Tuesday, June 7, 2011

Aboleth

Fishy aboleths are sovereigns of the dark seas, lords of fallen societies, superb puppet masters behind the scenes, or an excellent introduction to Lovecraftian horrors.

A recently unearthed artifact offers a key to translating aboleth glyphs without risking madness.  Incensed, an aboleth autarch begins erasing glyphs from the aboleth language one by one, rather than see them sullied by lesser minds.  But these same glyphs influenced the creation of modern humanoid alphabets, whose letters soon begin vanishing as well.

Aboleths revere no gods—their shared race consciousness stretches back before even deific time, and they see no need to revere such impertinent latecomers.  But one aboleth is buying up all the divine artifacts the strange ships of Leng can bring it—from this world and a few beyond.  Such a hunt comes with expenses, and the aboleth has enslaved an entire colony of deep dwarves to mine the rubies required.

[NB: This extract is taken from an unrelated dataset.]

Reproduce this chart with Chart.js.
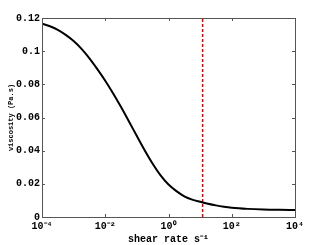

The people in the port of Gaskin’s Crag have always had somewhat pallid, piscine countenances—leading travelers of an occult bent to suspect aboleth influence.  What no one expected was for the aboleth in question, the Sublime Lurker in Oily Prepotence, to reveal itself—and seek aid against an even elder evil.

Pathfinder Bestiary 8

1 comment:

  1. Pathfinder fans should of course also check out James Jacobs and Greg A. Vaughan's Into the Darklands. For 3.5 fans, Lords of Madness: The Book of Aberrations is required reading for its discussion of glyph magic and its weaving of Lovecraft's Great Old Ones into aboleth life. The Forgotten Realms Underdark book is good as well.